Wednesday, November 21, 2012

11.21.2012, FTW

Practicing guitar for the first time in many moons, going back to things I haven't worked on since I was 19. Sometimes I'll get stuck in a loop trying to develop muscle memory. Not sure where this will lead (if anywhere). The last time I tried to do this, I spent a year teaching myself rudimentary harmony and practicing chromatic scales, at the end of which I was laughed out of jams with guys I'd helped learn to play. "You used to be good; now, you suck." So much for self-improvement.

Valderas got me thinking about fusion (the other genre that dare not speak its name, along with prog) for the first time in 30 years. Thinking about how that whole development came out of Miles Davis' electric music, with all of his sidemen going on to lead their own bands and make bank. In the end, it all game down to velocity and starpower. I wonder how Miles felt about that, as dismissive as he was of instrumental facility for its own sake ("I know you can play, now play something I like").
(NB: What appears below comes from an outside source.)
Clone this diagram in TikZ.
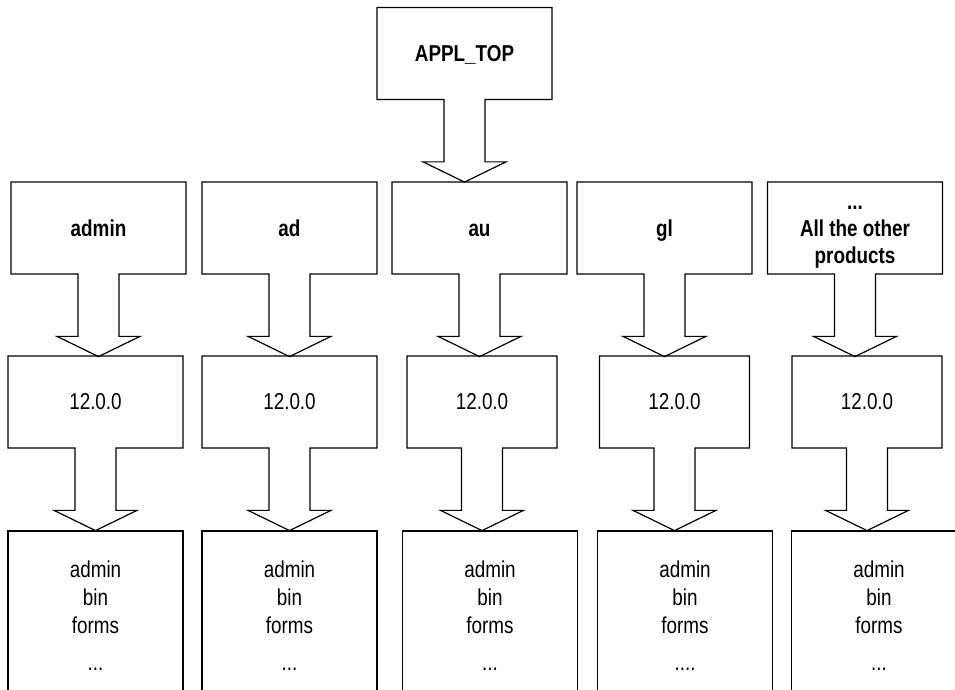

The music he made after he got wise to JB, Jimi, and Sly still stands up, however.

Watching the DVD of Miles at Isle of Wight, and the one of Jeff Beck at Ronnie Scott's. A year after Bitches Brew, the leader's trumpet chops were still at a peak, and the live band had transformed the material. Jack DeJohnette and Dave Holland, who together made an imposing rhythm section, would both go on to be great composer-bandleaders. Chick Corea, who looks so intense here, went on to make cosmic fluff with Return to Forever and introduce two of the worse offenders in the look-how-many-notes-I-can-play stakes. Pete Townshend's fave rave Keith Jarrett, who hated playing electronic keyboards and said he was brought into the band to interject "excitement -- certainly not music," does the Ray Charles/Stevie Wonder head dance.

Like Miles and Ornette, Jeff Beck never changed the way he played; he just changed the setting in which he did his thing. I've been a dyed-in-the-wool fan since I was a snotnose, and have a stack of '68 Beck Group bootlegs to prove it. The Rough and Ready band was my favorite of his; you could take anything he played in that band and stick it one of his post-Blow By Blow albums and it'd still work, something I only recently realized. Sure, he's not much of a writer; since he stopped ripping off Willie Dixon, he's always relied on keyboardists (Max Middleton, Jan Hammer, Tony Hymas, and now Jason Rebello) for the tuneage. He's a master technician, no more, no less. There's more finesse in any one piece he plays than in most guitar-slinger's entahr sets. And it's nice to hear him rip into "Stratus," a Billy Cobham tune I don't believe he ever played back in the day. (I first heard it done by, um, the Good Rats, back when Mickey Marchello was still wearing a kaftan.)

Trying to figure out a way to move my meager technique forward while retaining the penchant for mess and noise I've developed over the last few years.